We’ve all seen big-rig trucks on the highway, delivering important goods to keep our economy moving, but it’s hard to tell which company a truck works for. You might not know that most commercial trucking operations run six trucks or less. You can get into the commercial trucking yourself, but like any business, the key to getting started is knowledge.
You’ll need the proper license and some capital, but all things considered, it’s pretty straightforward. Just be ready to lead a lifestyle very different from the average job. Here’s where to begin.
Get Your CDL License
To run a trucking operation, you ought to know how to drive a truck. Driving a semi isn’t the same as operating your half-ton pickup, and you’ll need a special commercial driver’s license or CDL. While it’s not a hard requirement to run the company, you’ll have a much easier time earning the respect of your drivers if you know what it takes to run a truck.
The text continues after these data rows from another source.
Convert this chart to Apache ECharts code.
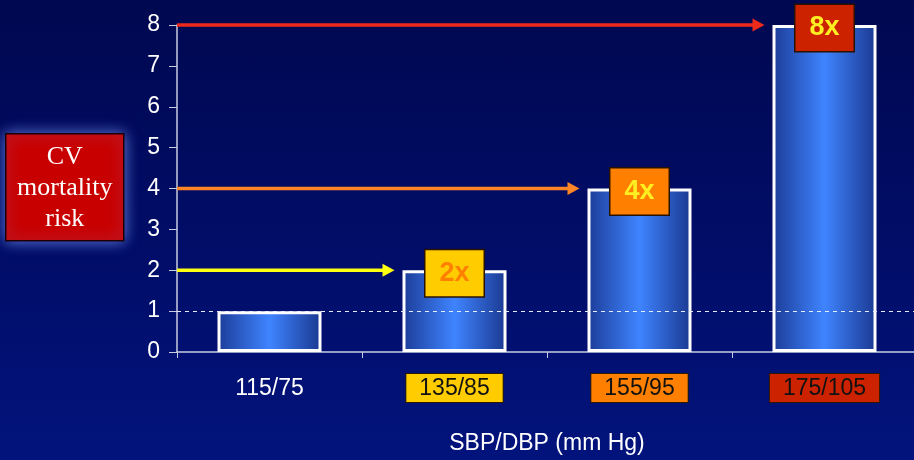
<!DOCTYPE html>
<html>
<head>
<meta charset="utf-8">
<script src="https://cdn.jsdelivr.net/npm/echarts@6/dist/echarts.min.js"></script>
<style>
  html, body { margin: 0; padding: 0; }
  #chart {
    width: 914px; height: 460px;
    background: linear-gradient(to bottom, #000850 0%, #010d68 55%, #02137c 100%);
  }
</style>
</head>
<body>
<div id="chart"></div>
<script>
// Blood pressure categories and relative CV mortality risk
const categories = ['115/75', '135/85', '155/95', '175/105'];
const risk = [1, 2, 4, 8];
const yTicks = [0, 1, 2, 3, 4, 5, 6, 7, 8];

// Highlight colours per category (first category has none)
const categoryBoxColors = [null, '#ffcc00', '#ff8000', '#cc2200'];
const multiplierBoxColors = [null, '#ffcc00', '#ff8000', '#cc2200'];
const multiplierTextColors = [null, '#ff8000', '#ffee22', '#ffee22'];
const arrowColors = ['#ffff10', '#ff8526', '#ee2a1a'];

const BAR_WIDTH = 104;
const FONT = '"Liberation Sans", Arial, sans-serif';

const chart = echarts.init(document.getElementById('chart'), null, { renderer: 'canvas' });

const barData = risk.map((v, i) => ({
  value: v,
  label: i === 0 ? { show: false } : {
    show: true,
    backgroundColor: multiplierBoxColors[i],
    color: multiplierTextColors[i]
  }
}));

// one arrow for every level above the baseline
const arrowData = risk.map((v, i) => [i, v]).filter(d => d[1] > 1);

const richLabels = { plain: { color: '#ffffff', fontSize: 23, fontFamily: FONT, padding: [3, 13] } };
categoryBoxColors.forEach((c, i) => {
  if (c) {
    richLabels['c' + i] = {
      color: '#111111', fontSize: 23, fontFamily: FONT,
      backgroundColor: c, borderColor: '#2a1a00', borderWidth: 1,
      padding: [3, 13, 2, 13]
    };
  }
});

const option = {
  backgroundColor: 'transparent',
  animation: false,
  grid: { left: 177, top: 25, width: 740, bottom: 108, containLabel: false, outerBoundsMode: 'none' },
  xAxis: {
    type: 'category',
    data: categories,
    name: 'SBP/DBP (mm Hg)',
    nameLocation: 'middle',
    nameGap: 80,
    nameTextStyle: { color: '#ffffff', fontSize: 23, fontFamily: FONT },
    axisLine: { lineStyle: { color: '#c8cce0', width: 1.5 } },
    axisTick: { show: true, length: 6, lineStyle: { color: '#c8cce0' } },
    axisLabel: {
      margin: 22,
      formatter: (v, i) => categoryBoxColors[i] ? '{c' + i + '|' + v + '}' : '{plain|' + v + '}',
      rich: richLabels
    }
  },
  yAxis: {
    type: 'value',
    min: yTicks[0],
    max: yTicks[yTicks.length - 1],
    interval: 1,
    splitLine: { show: false },
    axisLine: { show: true, lineStyle: { color: '#c8cce0', width: 1.5 } },
    axisTick: { show: true, length: 8, lineStyle: { color: '#c8cce0' } },
    axisLabel: { color: '#ffffff', fontSize: 23, fontFamily: FONT, margin: 17 }
  },
  graphic: [{
    type: 'group',
    left: 5,
    top: 133,
    children: [{
      type: 'rect',
      shape: { x: 0, y: 0, width: 118, height: 107 },
      style: {
        fill: '#c80000', stroke: '#1a0008', lineWidth: 1.5,
        shadowBlur: 14, shadowColor: 'rgba(130,160,255,0.75)'
      }
    }, {
      type: 'text',
      style: {
        x: 59, y: 54,
        text: 'CV\nmortality\nrisk',
        fill: '#ffffff',
        fontSize: 26,
        fontFamily: '"Liberation Serif", "Times New Roman", serif',
        lineHeight: 31,
        align: 'center',
        verticalAlign: 'middle'
      }
    }]
  }],
  series: [{
    type: 'bar',
    data: barData,
    barWidth: BAR_WIDTH,
    itemStyle: {
      color: {
        type: 'linear', x: 0, y: 0, x2: 1, y2: 0,
        colorStops: [
          { offset: 0, color: '#1c3c98' },
          { offset: 0.5, color: '#3f84ff' },
          { offset: 1, color: '#1a3890' }
        ]
      },
      borderColor: '#ffffff',
      borderWidth: 3
    },
    label: {
      show: true,
      position: ['50%', 0],
      offset: [0, 3],
      align: 'center',
      verticalAlign: 'middle',
      formatter: p => p.value + 'x',
      fontSize: 27,
      fontWeight: 'bold',
      fontFamily: FONT,
      lineHeight: 30,
      padding: [8, 14],
      borderColor: '#2a1200',
      borderWidth: 1.5
    },
    markLine: {
      silent: true,
      symbol: 'none',
      label: { show: false },
      lineStyle: { color: '#e8ecff', type: [4, 4], width: 1 },
      data: [{ yAxis: 1 }]
    },
    z: 2
  }, {
    type: 'custom',
    data: arrowData,
    z: 3,
    renderItem: (params, api) => {
      const p = api.coord([api.value(0), api.value(1)]);
      const x0 = params.coordSys.x;
      const tip = p[0] - BAR_WIDTH / 2 - 8;
      const head = 12;
      const color = arrowColors[params.dataIndex];
      return {
        type: 'group',
        children: [{
          type: 'line',
          shape: { x1: x0, y1: p[1], x2: tip - head + 1, y2: p[1] },
          style: { stroke: color, lineWidth: 3.5 }
        }, {
          type: 'polygon',
          shape: { points: [[tip, p[1]], [tip - head, p[1] - 6.5], [tip - head, p[1] + 6.5]] },
          style: { fill: color }
        }]
      };
    }
  }]
};

chart.setOption(option);
</script>
</body>
</html>
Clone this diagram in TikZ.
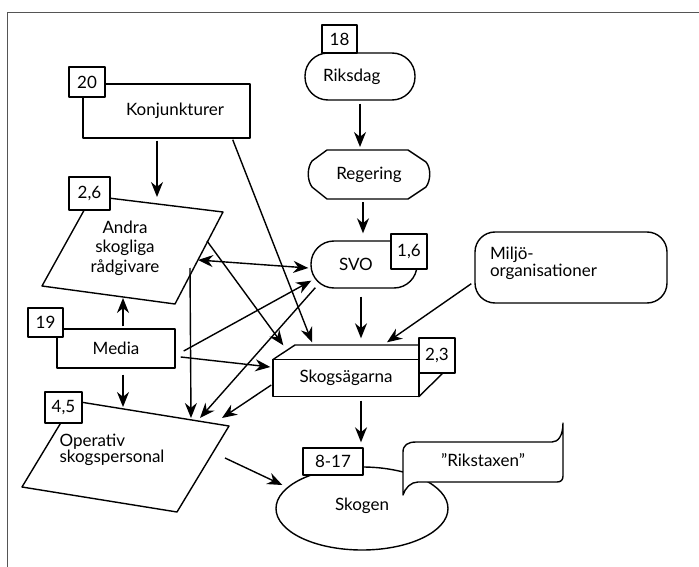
\documentclass[tikz,border=0pt]{standalone}
\usepackage{fontspec}
\setmainfont{Lato}
\usepackage{tikz}
\usetikzlibrary{arrows.meta,calc,positioning,shapes.geometric}
\definecolor{framegray}{HTML}{555555}
\tikzset{
  flow/.style={black, line width=1.4pt, -{Stealth[length=15pt,width=12pt]}},
  flowboth/.style={black, line width=1.4pt, {Stealth[length=15pt,width=12pt]}-{Stealth[length=15pt,width=12pt]}},
  outline/.style={draw, fill=white, line width=1.4pt, line join=round},
  boxnode/.style={outline, inner sep=0pt, align=center},
  pillnode/.style={outline, inner sep=0pt, minimum height=47pt, rounded corners=23pt, align=left},
  tagbox/.style={outline, inner sep=0pt},
  plaintext/.style={inner sep=0pt, align=left}
}

\begin{document}
\begin{tikzpicture}[x=1pt, y=-1pt, font=\fontsize{17}{19.5}\selectfont]
  \useasboundingbox (0,0) rectangle (699,567);
  \draw[framegray, line width=0.8pt] (7,567) -- (7,12) -- (699,12);

  % actors
  \node[boxnode, minimum width=167pt, minimum height=54pt, text width=115pt, align=right] (konj) at (166.5,111) {Konjunkturer};
  \draw[outline] (92,196) -- (223,212) -- (175,304) -- (42,286) -- cycle;
  \node[plaintext, align=center] (andra) at (125,248) {Andra\\skogliga\\rådgivare};
  \node[pillnode, minimum width=110pt, text width=74pt] (riks) at (360,76.5) {Riksdag};
  \draw[outline] (327,150) -- (408,150) -- (426,162) .. controls (431,168) and (431,180) .. (426,187)
    -- (408,199) -- (327,199) -- (312,187) .. controls (307,180) and (307,168) .. (312,161) -- cycle;
  \node[plaintext] (reg) at (369,174.5) {Regering};
  \node[pillnode, minimum width=106pt, text width=50pt] (svo) at (364,264.5) {SVO};
  \node[pillnode, rounded corners=20pt, minimum width=192pt, minimum height=71pt, text width=162pt] (milj) at (571,267.5) {Miljö-\\[-2pt]organisationer\\[-8pt]\mbox{}};
  \draw[outline] (273,359.5) -- (295,345) -- (443,345) -- (443,373) -- (419,396.5) -- cycle;
  \node[boxnode, minimum width=146pt, minimum height=37pt] (skog) at (346,378) {Skogsägarna};
  \node[boxnode, minimum width=118pt, minimum height=39pt] (media) at (116,348.5) {Media};
  \draw[outline] (74,401) -- (229,426) -- (177,512) -- (22,487) -- cycle;
  \node[plaintext] (oper) at (112,450) {Operativ\\[-3pt]skogspersonal};
  \node[outline, ellipse, inner sep=0pt, minimum width=172pt, minimum height=83pt] (skogen) at (362,508.5) {};
  \node[plaintext] at (skogen.center) [yshift=3pt] {Skogen};
  \draw[outline] (403,495) -- (403,452) .. controls (403,445) and (408,442) .. (416,442) -- (552,442)
    .. controls (558,442) and (563,436) .. (563,423) -- (563,476) .. controls (563,480) and (561,482) .. (557,482)
    -- (418,482) .. controls (411,482) and (405,488) .. (403,495) -- cycle;
  \node[plaintext] (rikst) at (483,460) {”Rikstaxen”};

  % number tags
  \node[tagbox, minimum width=36pt, minimum height=30pt] (t20) at (87,82) {20};
  \node[tagbox, minimum width=35pt, minimum height=28pt] (t18) at (339.5,39) {18};
  \node[tagbox, minimum width=41pt, minimum height=33pt] (t26) at (89.5,193.5) {2,6};
  \node[tagbox, minimum width=36pt, minimum height=35pt] (t16) at (409,251.5) {1,6};
  \node[tagbox, minimum width=35pt, minimum height=29pt] (t19) at (45.5,322.5) {19};
  \node[tagbox, minimum width=36pt, minimum height=35pt] (t23) at (437,355.5) {2,3};
  \node[tagbox, minimum width=37pt, minimum height=31pt] (t45) at (63.5,407.5) {4,5};
  \node[tagbox, minimum width=60pt, minimum height=27pt] (t817) at (333,461.5) {8-17};

  % influences
  \draw[flow] ($(riks.south)+(0,3)$) -- ($(reg.center)+(-9,-27.5)$);
  \draw[flow] ($(reg.center)+(-6,27.5)$) -- ($(svo.north)+(-1,-7)$);
  \draw[flow] ($(konj.south)+(-9.5,2)$) -- ($(andra.center)+(32,-51)$);
  \draw[flow] ($(konj.south east)+(-18,1)$) -- ($(skog.north)+(-34,-16.5)$);
  \draw[flowboth] ($(andra.center)+(73,12)$) -- ($(svo.west)+(-2,3.5)$);
  \draw[flow] ($(andra.center)+(82,-7)$) -- ($(skog.north west)+(11,-13.5)$);
  \draw[flow] ($(andra.center)+(65,20)$) -- ($(oper.center)+(79,-32)$);
  \draw[flow] ($(media.east)+(8,2.5)$) -- ($(svo.south west)+(1,-8)$);
  \draw[flow] ($(svo.south west)+(5,-1)$) -- ($(oper.center)+(88,-32)$);
  \draw[flow] ($(media.east)+(5,8.5)$) -- ($(skog.west)+(-2,-11)$);
  \draw[flow] ($(skog.west)+(-1,7)$) -- ($(oper.center)+(110,-32)$);
  \draw[flow] ($(media.north)+(7,-2)$) -- ($(andra.center)+(-2,50)$);
  \draw[flow] ($(media.south)+(7,6)$) -- ($(oper.center)+(11,-43)$);
  \draw[flow] ($(svo.south)+(-3,8)$) -- ($(skog.north)+(15,-20.5)$);
  \draw[flow] ($(milj.south west)+(-3,-20)$) -- ($(skog.north)+(41,-16.5)$);
  \draw[flow] ($(skog.south)+(15,3.5)$) -- ($(skogen.north)+(-1,-24)$);
  \draw[flow] ($(oper.center)+(113,8)$) -- ($(skogen.west)+(7,-23.5)$);
\end{tikzpicture}
\end{document}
Get Your Business License and Be Government Compliant
There are several government organizations that monitor America’s roads, including the Department of Transportation (DOT) and Federal Motor Carrier Safety Association. Get on the wrong side of these or any other government organizations, and your days in business could be short-lived.
To avoid that outcome, know all the requirements for operating heavy trucks. You will need to register with DOT and receive an operating authority. Your company will need to have insurance and file a BOC-3. There are also regulations on how your company operates. For example, a drug consortium must be in place, and you need to pay a special heavy vehicle tax.
Get the Right Trucks
Drivers won’t come to work for you if you have run-down uncomfortable trucks, but you probably won’t have the capital to buy brand-new equipment right away, either. You can find used semi-trucks online or at large yards. Know what to look for so you can make your money go a long way. A truck that needs too much maintenance will cost you more than you save.
Understand Fleet Management
What used to be the realm of pen and paper is computerized today, and fleet managers are better off for it. You should plan to run a fleet management program that will track things like maintenance intervals and operating hours. This will keep the fleet running efficiently and allow you to track costs closely.
Win the Best Customers
Of course, you need to select the right staff, but they in turn need to work hard to earn good business. Customers always have the option to switch to a different carrier. Prompt, reliable service and proper care of their goods will keep customers happy, which will do more than anything else to help you maintain and expand your brand.
American semi-trucks move more than two-thirds of the goods people purchase every year. The commercial shipping industry is a vital backbone of our economy. Trucking isn’t for everyone, but if you’re smart about it, you can have success as a business owner in this segment.